Thursday, 15 September 2011

Rajiv Puri

The Woman Is A Landscape, is it?  
BY TAJUDEEN SOWOLE
(First published Jan 28-Feb 3, 2007)

Whatever female anatomy has in common with landscapes, looks like a subject to be unraveled in the science laboratory.
In the meantime, the art studio has an answer in the exhibition, Rhapsody Unveiled, by painter, Rajiv Puri. The artist explains, through his works, that as female figures over the ages keep changing – according to different cultures and value – the shape of the landscapes cannot be divorced from the environmental changes, natural or man-made.



At Terra Kulture, Victoria Island, Lagos, Puri, a chattered accountant and self-taught artist presented 55 oil paintings  on female nudity and landscapes to the public, during the opening held on Saturday January 26, 2006. The exhibition ends on February 1, 2006.
   The landscape paintings, strictly done without paintbrush includes sites in his home country, India, Nigeria and Malaysia. From the low grass capture of Malaysia, wood forest in India, to the aquatic setting in Lagos, Puri’s palette knife tool brings a multi-dimension attraction to landscape on canvas.
Man remains adamant in heeding to the call of God to protect and increase the vegetation, Puri notes. The landscapes, he says, are an exploration of the wonders of mother earth - a journey into natures’ magnificence.
"These works are inspired from the natural world – its perpetual change, its fragility, its calm, its rhythm, its devotion, its wild, but delicate form, its transient temper, its colour, its mood."
  In abstract and surrealistic impressionism, Puri attempts to redefine nudity in the art. While some of the paintings are a bit on the bolder side, others offer modesty, complementing the synergy of art and the female anatomy.
   He draws a line between art and sensuality and submits that these figural images on canvas should not be seen "from the point of view of providing pleasure, but as a cultural signifier".
From the curve-less flabby medieval figure to the graceful Victorian age woman and Western elegance made popular in the mass media, the figural concept of femininity keep changing with time. This much interest, the anatomy of the softer gender have been generating over the ages. 
 But Puri notes that each situation has created more challenge for artists. "It also draw the spectator’s attention to changing representation of nudes across the years, across different cultures and deals with the complexities of what is sensual, erotic, or pornographic."

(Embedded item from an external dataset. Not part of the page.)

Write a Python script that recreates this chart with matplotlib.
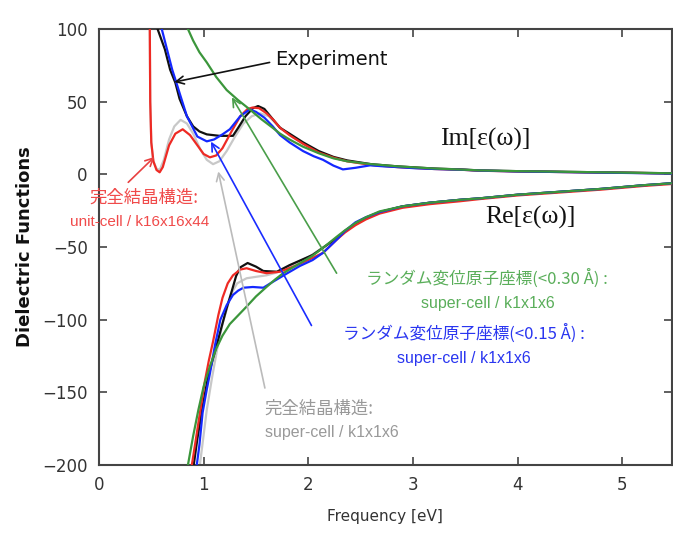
import matplotlib
matplotlib.use("Agg")
import matplotlib.pyplot as plt

# ---------------- data ----------------
# Im parts
im_exp_x = [0.55, 0.56, 0.63, 0.68, 0.73, 0.77, 0.84, 0.90, 0.96, 1.03, 1.15, 1.28, 1.33, 1.40, 1.47, 1.52, 1.58, 1.66, 1.73, 1.82, 1.95, 2.10, 2.24, 2.37, 2.60, 2.85, 3.20, 3.45, 3.64, 4.00, 4.50, 5.00, 5.50]
im_exp_y = [104, 100, 86, 72, 63, 52, 40, 33, 29.5, 27.5, 26.5, 26.5, 32, 40, 45.5, 47, 45, 38, 32, 28, 22, 16, 12, 9.6, 7, 5.5, 4, 3.4, 2.7, 2.2, 1.7, 1.2, 0.7]

im_uc_x = [0.485, 0.49, 0.50, 0.52, 0.55, 0.58, 0.61, 0.67, 0.73, 0.80, 0.87, 0.94, 1.00, 1.06, 1.12, 1.18, 1.27, 1.35, 1.42, 1.47, 1.53, 1.60, 1.66, 1.73, 1.82, 1.95, 2.10, 2.24, 2.37, 2.60, 2.85, 3.20, 3.45, 3.64, 4.00, 4.50, 5.00, 5.50]
im_uc_y = [110, 50, 22, 9, 3, 1.4, 5, 20, 28, 31, 27, 20, 14, 11.7, 13, 18, 30, 40, 45, 46, 45.5, 42, 38, 32, 27, 21, 15, 11.5, 9, 6.5, 5, 3.7, 3.2, 2.5, 2.0, 1.5, 1.1, 0.6]

im_sc_x = [0.485, 0.49, 0.50, 0.52, 0.55, 0.58, 0.62, 0.67, 0.72, 0.78, 0.84, 0.90, 0.97, 1.03, 1.09, 1.15, 1.22, 1.30, 1.38, 1.46, 1.54, 1.62, 1.72, 1.82, 1.95, 2.10, 2.24, 2.37, 2.60, 2.85, 3.20, 3.45, 3.64, 4.00, 4.50, 5.00, 5.50]
im_sc_y = [110, 50, 22, 9, 4, 3, 10, 24, 33, 37.5, 35, 28, 17, 10, 7, 9, 16, 26, 35, 40, 42, 40, 33, 27, 21, 15, 11.5, 9, 6.5, 5, 3.7, 3.2, 2.5, 2.0, 1.5, 1.1, 0.6]

im_r15_x = [0.59, 0.60, 0.65, 0.70, 0.74, 0.77, 0.84, 0.94, 1.03, 1.10, 1.18, 1.25, 1.35, 1.44, 1.50, 1.58, 1.66, 1.73, 1.82, 1.95, 2.05, 2.14, 2.24, 2.33, 2.45, 2.59, 2.72, 2.85, 3.00, 3.20, 3.45, 3.64, 4.00, 4.50, 5.00, 5.50]
im_r15_y = [104, 100, 86, 72, 63, 56, 40, 26, 22.7, 24, 27.5, 31, 40, 44.7, 43, 39, 33, 27, 22, 16, 12.5, 10, 6, 3.4, 4.5, 6.2, 5.5, 5, 4.3, 3.7, 3.2, 2.6, 2.0, 1.5, 1.0, 0.5]

im_r30_x = [0.84, 0.85, 0.90, 0.96, 1.03, 1.12, 1.22, 1.33, 1.44, 1.55, 1.66, 1.73, 1.82, 1.95, 2.10, 2.24, 2.37, 2.60, 2.85, 3.20, 3.45, 3.64, 4.00, 4.50, 5.00, 5.50]
im_r30_y = [102, 100, 92, 84, 77, 67, 58, 51, 44.7, 38, 32, 28, 24, 19, 14.5, 11, 9, 7, 5.5, 4, 3.3, 2.7, 2.2, 1.7, 1.2, 0.7]

# Re parts
re_exp_x = [0.89, 0.94, 0.99, 1.04, 1.10, 1.16, 1.22, 1.27, 1.31, 1.35, 1.42, 1.50, 1.57, 1.70, 1.82, 2.04, 2.27, 2.35, 2.45, 2.55, 2.68, 2.90, 3.16, 3.45, 3.64, 4.00, 4.40, 4.80, 5.20, 5.50]
re_exp_y = [-208, -182, -160, -140, -124, -108, -92, -80, -70, -64, -61, -63.5, -66.5, -67, -62.5, -55.5, -44, -39, -34, -30, -26, -22, -19.5, -17.5, -16.5, -14, -12, -10, -7.5, -6]

re_uc_x = [0.87, 0.92, 0.965, 1.01, 1.05, 1.09, 1.14, 1.18, 1.23, 1.28, 1.35, 1.41, 1.50, 1.60, 1.73, 1.89, 2.04, 2.14, 2.27, 2.35, 2.45, 2.55, 2.68, 2.90, 3.16, 3.45, 3.64, 4.00, 4.40, 4.80, 5.20, 5.50]
re_uc_y = [-208, -185, -164, -143, -128, -115, -97, -85, -75, -69.5, -65.5, -64.6, -66.5, -68, -67, -62.5, -57.5, -54, -45, -40, -35, -31, -27, -23, -20.5, -18.5, -17, -14.5, -12.5, -10.5, -8, -6.5]

re_sc_x = [0.95, 0.99, 1.03, 1.08, 1.13, 1.18, 1.24, 1.28, 1.32, 1.41, 1.50, 1.60, 1.70, 1.82, 2.00, 2.27, 2.35, 2.45, 2.55, 2.68, 2.90, 3.16, 3.45, 3.64, 4.00, 4.40, 4.80, 5.20, 5.50]
re_sc_y = [-208, -185, -162, -140, -120, -103, -88, -80, -75, -71.5, -70.5, -69.5, -67.5, -63, -57, -44, -39, -34, -30, -26, -22, -19.5, -17.5, -16.5, -14, -12, -10, -7.5, -6]

re_r15_x = [0.92, 0.96, 0.99, 1.03, 1.06, 1.11, 1.16, 1.22, 1.28, 1.33, 1.38, 1.47, 1.57, 1.66, 1.80, 1.92, 2.04, 2.14, 2.27, 2.35, 2.45, 2.55, 2.68, 2.90, 3.16, 3.45, 3.64, 4.00, 4.40, 4.80, 5.20, 5.50]
re_r15_y = [-208, -186, -164, -148, -137, -117, -100, -90, -83, -80, -78, -77.5, -78, -74, -68, -63, -59, -54, -45, -39, -33, -29.5, -26, -22, -19.5, -17.5, -16.5, -14, -12, -10, -7.5, -6]

re_r30_x = [0.85, 0.90, 0.95, 1.00, 1.06, 1.12, 1.18, 1.25, 1.33, 1.41, 1.50, 1.60, 1.68, 1.76, 1.90, 2.04, 2.15, 2.27, 2.35, 2.45, 2.55, 2.68, 2.90, 3.16, 3.45, 3.64, 4.00, 4.40, 4.80, 5.20, 5.50]
re_r30_y = [-200, -180, -162, -146, -132, -120, -111, -103, -97, -91, -84, -77.5, -72.5, -68, -62, -56, -50, -43, -38.5, -33.5, -29.5, -25.5, -22, -19.5, -17.5, -16.5, -14, -12, -10, -7.5, -6]

x_ticks = [0, 1, 2, 3, 4, 5]
y_ticks = [-200, -150, -100, -50, 0, 50, 100]

C_BLACK = "#111111"
C_RED = "#ee2a24"
C_GRAY = "#c8c8c8"
C_BLUE = "#1428ff"
C_GREEN = "#3b963b"

JP = ["Noto Sans CJK JP", "DejaVu Sans"]
LAT = ["Liberation Sans", "DejaVu Sans"]

fig = plt.figure(figsize=(6.73, 5.37), dpi=100)
ax = fig.add_axes([0.147, 0.134, 0.851, 0.812])

lw = 1.6
for (xs, ys, c, z) in [
    (im_sc_x, im_sc_y, C_GRAY, 2), (re_sc_x, re_sc_y, C_GRAY, 2),
    (im_exp_x, im_exp_y, C_BLACK, 3), (re_exp_x, re_exp_y, C_BLACK, 3),
    (im_uc_x, im_uc_y, C_RED, 4), (re_uc_x, re_uc_y, C_RED, 4),
    (im_r15_x, im_r15_y, C_BLUE, 5), (re_r15_x, re_r15_y, C_BLUE, 5),
    (im_r30_x, im_r30_y, C_GREEN, 6), (re_r30_x, re_r30_y, C_GREEN, 6),
]:
    ax.plot(xs, ys, color=c, lw=lw, zorder=z, solid_capstyle="round", solid_joinstyle="round")

ax.set_xlim(0, 5.47)
ax.set_ylim(-200, 100)
ax.set_xticks(x_ticks)
ax.set_yticks(y_ticks)
ax.tick_params(direction="in", length=6, width=1.2, top=True, right=True,
               labelsize=12, colors="#444444", labelcolor="#333333", pad=8)
for s in ax.spines.values():
    s.set_color("#444444")
    s.set_linewidth(1.5)

ax.set_xlabel("Frequency [eV]", fontsize=11, color="#333333", labelpad=11)
ax.set_ylabel("Dielectric Functions", fontsize=13, fontweight="bold", color="#111111", labelpad=6)

def arrow(tail, head, color):
    ax.annotate("", xy=head, xytext=tail,
                arrowprops=dict(arrowstyle="->", color=color, lw=1.2,
                                mutation_scale=14, shrinkA=0, shrinkB=0), zorder=8)

arrow((1.63, 77), (0.72, 63.5), "#111111")
arrow((0.28, -5.5), (0.53, 12), "#e84040")
arrow((1.585, -147), (1.14, 2), "#bbbbbb")
arrow((2.03, -104), (1.07, 22.5), "#1a2cff")
arrow((2.27, -68), (1.27, 53), "#4a9e4a")

ax.text(1.68, 79, "Experiment", fontsize=14, color="#111111", ha="left", va="center")
ax.text(3.69, 24, "Im[ε(ω)]", fontsize=18.5, family="Liberation Serif", color="#111111", ha="center", va="center")
ax.text(4.12, -30, "Re[ε(ω)]", fontsize=18.5, family="Liberation Serif", color="#111111", ha="center", va="center")

ax.text(0.43, -16, "完全結晶構造:", fontsize=12.5, family=JP, color="#f04a4a", ha="center", va="center")
ax.text(0.39, -32.5, "unit-cell / k16x16x44", fontsize=11, family=LAT, color="#f04a4a", ha="center", va="center")

ax.text(3.71, -71.5, "ランダム変位原子座標(<0.30 Å) :", fontsize=12, family=JP, color="#5aae5a", ha="center", va="center")
ax.text(3.71, -89, "super-cell / k1x1x6", fontsize=11.5, family=LAT, color="#5aae5a", ha="center", va="center")

ax.text(3.49, -109, "ランダム変位原子座標(<0.15 Å) :", fontsize=12, family=JP, color="#2a36f0", ha="center", va="center")
ax.text(3.49, -126.5, "super-cell / k1x1x6", fontsize=11.5, family=LAT, color="#2a36f0", ha="center", va="center")

ax.text(1.585, -161, "完全結晶構造:", fontsize=12.5, family=JP, color="#999999", ha="left", va="center")
ax.text(1.585, -177.5, "super-cell / k1x1x6", fontsize=11.5, family=LAT, color="#999999", ha="left", va="center")

fig.savefig("out.png", dpi=100)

  Beyond the sensuous attraction, he says, he loves to decorate women.  On and off the canvas? "I just find women more attractive to paint. And of course my mood and that of the subject determines my choice of colours." 
  Puri, a chartered accountant and fellow member of Institute of Chartered Accountants of India works and lives in Nigeria. He has had four exhibitions here starting from 1999 when he showed at Didi Museum, Rhapsody in hues – A celebration  of landscape, a charity event in support of the United Nations, was held in 2005. His other shows include about six exhibitions in India.
 Born in India, 1955, some of Puri's exhibitions are :
- 1999, a solo exhibitions at DIDI Museum, Lagos, Nigeria.
- 2002, a solo show entitled ‘Colourscapes’ in March 2002 at Visual Arts Gallery, New Delhi, India.- 2004, a solo show entitled ‘Unveiled’ in January, 2004 at the Visual Arts Gallery, New Delhi, India
- 2004, ‘Seasons’, an exhibition of floral paintings, landscapes and seascapes - held in April, 2004 at Art Folio Gallery, Chandigarh, India.
- 2004, a solo exhibition entitled ‘Midsummer Dreams’ during June, 2004 at Apparao Gallery, Chennai, India.